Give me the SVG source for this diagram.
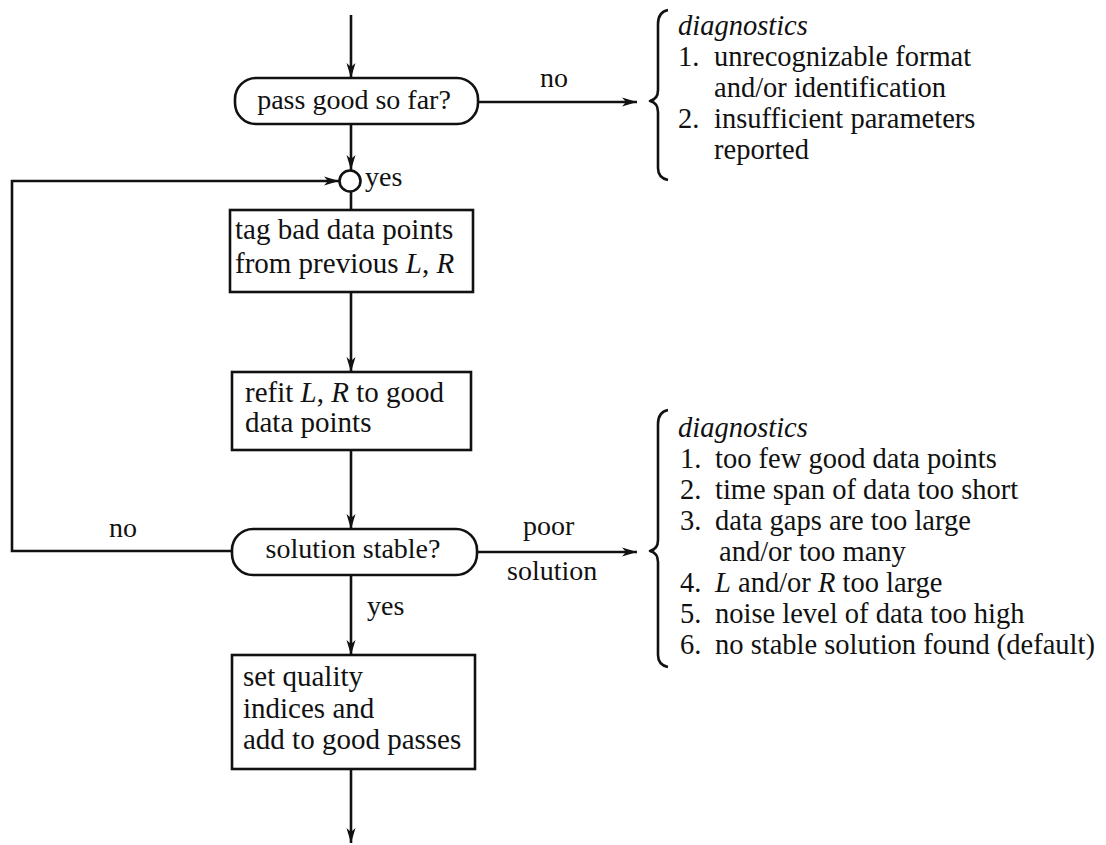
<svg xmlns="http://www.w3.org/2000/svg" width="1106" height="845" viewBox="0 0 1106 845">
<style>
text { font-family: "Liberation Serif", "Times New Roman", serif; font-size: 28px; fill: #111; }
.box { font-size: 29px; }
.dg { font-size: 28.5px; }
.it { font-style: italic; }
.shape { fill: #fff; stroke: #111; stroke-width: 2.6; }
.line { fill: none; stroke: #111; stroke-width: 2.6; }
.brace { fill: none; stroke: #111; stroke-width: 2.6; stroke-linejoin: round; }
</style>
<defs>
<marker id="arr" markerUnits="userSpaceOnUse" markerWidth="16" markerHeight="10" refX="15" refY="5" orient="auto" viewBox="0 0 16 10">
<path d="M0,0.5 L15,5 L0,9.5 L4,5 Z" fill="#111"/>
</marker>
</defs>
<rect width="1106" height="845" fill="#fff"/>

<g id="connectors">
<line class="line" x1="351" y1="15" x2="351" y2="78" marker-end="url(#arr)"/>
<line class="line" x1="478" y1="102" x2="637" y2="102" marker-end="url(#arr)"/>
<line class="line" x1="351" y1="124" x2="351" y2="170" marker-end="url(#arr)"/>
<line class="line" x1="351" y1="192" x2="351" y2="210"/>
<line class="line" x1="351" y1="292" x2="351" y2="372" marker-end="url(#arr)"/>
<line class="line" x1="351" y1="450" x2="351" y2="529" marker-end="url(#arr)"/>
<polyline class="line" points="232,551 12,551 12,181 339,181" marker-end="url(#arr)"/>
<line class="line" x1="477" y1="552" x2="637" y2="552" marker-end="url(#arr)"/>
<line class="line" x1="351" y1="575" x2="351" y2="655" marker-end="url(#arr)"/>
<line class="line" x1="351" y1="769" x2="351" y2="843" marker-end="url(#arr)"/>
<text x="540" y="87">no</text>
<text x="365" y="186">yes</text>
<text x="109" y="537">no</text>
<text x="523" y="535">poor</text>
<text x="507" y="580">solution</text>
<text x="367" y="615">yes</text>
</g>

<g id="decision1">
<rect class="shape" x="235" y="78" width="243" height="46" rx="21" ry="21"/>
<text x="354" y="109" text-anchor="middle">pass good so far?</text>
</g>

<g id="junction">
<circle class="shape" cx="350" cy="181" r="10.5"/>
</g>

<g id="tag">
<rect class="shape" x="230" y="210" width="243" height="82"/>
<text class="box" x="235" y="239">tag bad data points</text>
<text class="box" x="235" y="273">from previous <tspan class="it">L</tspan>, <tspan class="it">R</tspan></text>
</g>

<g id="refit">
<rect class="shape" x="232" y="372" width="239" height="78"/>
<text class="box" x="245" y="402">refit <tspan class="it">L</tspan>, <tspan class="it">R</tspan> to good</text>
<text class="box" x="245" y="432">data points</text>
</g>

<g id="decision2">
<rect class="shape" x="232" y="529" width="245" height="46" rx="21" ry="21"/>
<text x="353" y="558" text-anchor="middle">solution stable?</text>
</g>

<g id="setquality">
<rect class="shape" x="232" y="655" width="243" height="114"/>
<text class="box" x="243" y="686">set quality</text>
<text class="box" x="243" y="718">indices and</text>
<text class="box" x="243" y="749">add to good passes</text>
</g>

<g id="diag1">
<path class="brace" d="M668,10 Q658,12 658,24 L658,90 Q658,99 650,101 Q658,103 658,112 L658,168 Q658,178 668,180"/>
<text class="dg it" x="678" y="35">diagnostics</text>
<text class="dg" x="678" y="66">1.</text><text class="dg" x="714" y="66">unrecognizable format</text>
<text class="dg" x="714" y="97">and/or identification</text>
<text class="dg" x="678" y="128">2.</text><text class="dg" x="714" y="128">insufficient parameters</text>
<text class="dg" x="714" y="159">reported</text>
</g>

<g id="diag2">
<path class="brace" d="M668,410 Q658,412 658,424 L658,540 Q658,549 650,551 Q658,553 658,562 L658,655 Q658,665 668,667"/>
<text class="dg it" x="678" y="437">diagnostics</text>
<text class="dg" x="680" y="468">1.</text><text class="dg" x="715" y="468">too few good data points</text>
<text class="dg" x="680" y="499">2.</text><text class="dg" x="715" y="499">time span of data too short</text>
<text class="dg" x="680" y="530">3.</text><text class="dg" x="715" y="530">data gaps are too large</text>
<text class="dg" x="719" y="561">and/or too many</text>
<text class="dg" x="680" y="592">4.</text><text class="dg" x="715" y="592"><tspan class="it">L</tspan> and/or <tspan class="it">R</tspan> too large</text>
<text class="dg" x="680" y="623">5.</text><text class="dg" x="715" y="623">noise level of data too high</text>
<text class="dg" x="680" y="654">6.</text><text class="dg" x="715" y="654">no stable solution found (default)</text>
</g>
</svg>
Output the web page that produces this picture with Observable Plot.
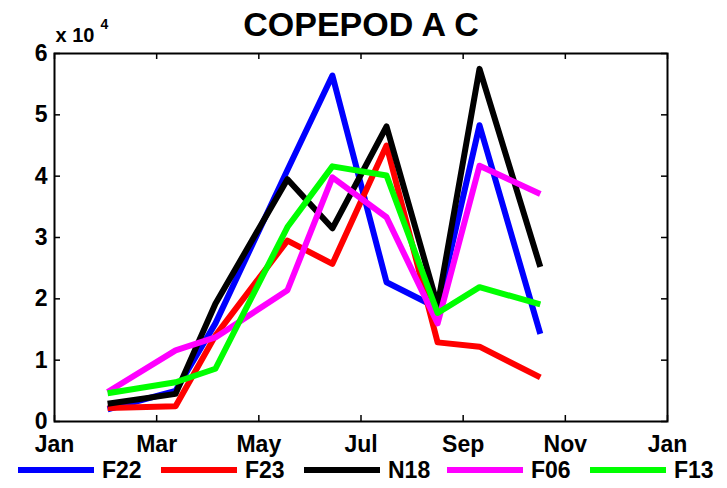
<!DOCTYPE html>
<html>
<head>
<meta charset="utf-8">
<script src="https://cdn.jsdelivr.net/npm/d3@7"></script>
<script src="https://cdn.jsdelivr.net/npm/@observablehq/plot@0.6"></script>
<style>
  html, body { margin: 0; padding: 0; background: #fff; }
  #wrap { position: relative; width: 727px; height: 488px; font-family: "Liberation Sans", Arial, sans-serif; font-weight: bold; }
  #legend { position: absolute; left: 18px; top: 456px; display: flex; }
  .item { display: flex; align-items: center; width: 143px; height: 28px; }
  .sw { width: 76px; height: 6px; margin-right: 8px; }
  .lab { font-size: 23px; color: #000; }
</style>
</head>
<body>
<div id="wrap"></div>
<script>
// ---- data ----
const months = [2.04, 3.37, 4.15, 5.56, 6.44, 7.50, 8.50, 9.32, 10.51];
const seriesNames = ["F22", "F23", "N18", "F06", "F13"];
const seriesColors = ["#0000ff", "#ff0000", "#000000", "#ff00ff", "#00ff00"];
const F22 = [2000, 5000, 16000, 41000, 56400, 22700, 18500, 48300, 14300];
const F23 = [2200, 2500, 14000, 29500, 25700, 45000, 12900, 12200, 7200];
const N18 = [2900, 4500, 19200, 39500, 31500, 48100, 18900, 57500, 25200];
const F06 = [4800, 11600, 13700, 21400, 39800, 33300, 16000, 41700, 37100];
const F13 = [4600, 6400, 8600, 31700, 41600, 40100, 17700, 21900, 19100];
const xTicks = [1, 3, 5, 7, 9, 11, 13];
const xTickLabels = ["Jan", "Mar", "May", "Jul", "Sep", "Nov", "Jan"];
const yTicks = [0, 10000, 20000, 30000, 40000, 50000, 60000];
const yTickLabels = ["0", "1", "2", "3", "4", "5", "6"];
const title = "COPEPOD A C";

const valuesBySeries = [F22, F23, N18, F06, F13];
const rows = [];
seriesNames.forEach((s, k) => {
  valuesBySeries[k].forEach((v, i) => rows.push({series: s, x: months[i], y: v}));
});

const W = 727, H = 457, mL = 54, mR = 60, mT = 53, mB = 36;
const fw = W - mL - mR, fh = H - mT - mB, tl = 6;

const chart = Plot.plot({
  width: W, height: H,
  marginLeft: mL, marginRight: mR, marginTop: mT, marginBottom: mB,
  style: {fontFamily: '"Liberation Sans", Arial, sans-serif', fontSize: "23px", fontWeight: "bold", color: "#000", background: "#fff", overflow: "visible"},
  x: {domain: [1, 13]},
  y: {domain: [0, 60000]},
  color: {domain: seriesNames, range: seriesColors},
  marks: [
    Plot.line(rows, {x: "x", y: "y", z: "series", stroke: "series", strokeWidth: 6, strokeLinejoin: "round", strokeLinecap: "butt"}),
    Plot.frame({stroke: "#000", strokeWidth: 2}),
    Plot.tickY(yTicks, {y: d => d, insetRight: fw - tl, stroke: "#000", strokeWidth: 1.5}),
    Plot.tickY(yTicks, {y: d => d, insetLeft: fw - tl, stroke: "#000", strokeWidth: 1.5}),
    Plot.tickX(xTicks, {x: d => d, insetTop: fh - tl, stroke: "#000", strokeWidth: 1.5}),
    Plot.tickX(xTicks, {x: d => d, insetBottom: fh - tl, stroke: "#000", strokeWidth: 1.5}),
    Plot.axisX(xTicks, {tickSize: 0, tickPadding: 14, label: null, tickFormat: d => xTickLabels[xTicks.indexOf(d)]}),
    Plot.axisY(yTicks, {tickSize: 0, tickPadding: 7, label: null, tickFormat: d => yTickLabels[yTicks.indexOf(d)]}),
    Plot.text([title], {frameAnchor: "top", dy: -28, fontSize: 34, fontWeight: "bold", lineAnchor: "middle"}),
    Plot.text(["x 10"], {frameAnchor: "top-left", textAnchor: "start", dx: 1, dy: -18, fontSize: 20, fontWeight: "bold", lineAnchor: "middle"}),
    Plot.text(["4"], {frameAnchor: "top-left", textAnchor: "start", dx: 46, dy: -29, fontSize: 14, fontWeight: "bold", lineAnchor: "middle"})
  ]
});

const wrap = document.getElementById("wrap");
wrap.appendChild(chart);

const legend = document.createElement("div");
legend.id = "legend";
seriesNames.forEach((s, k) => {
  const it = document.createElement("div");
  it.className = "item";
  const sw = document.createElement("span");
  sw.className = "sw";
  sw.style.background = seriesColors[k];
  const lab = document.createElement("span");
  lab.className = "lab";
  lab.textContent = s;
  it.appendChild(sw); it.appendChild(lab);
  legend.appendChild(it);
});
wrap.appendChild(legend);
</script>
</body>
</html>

▶ _Direction_
List every line from the entries above in which "this" appears.

▶ _Task solution_
Give me the SVG source for this diagram.
Output the web page that produces this picture with Observable Plot.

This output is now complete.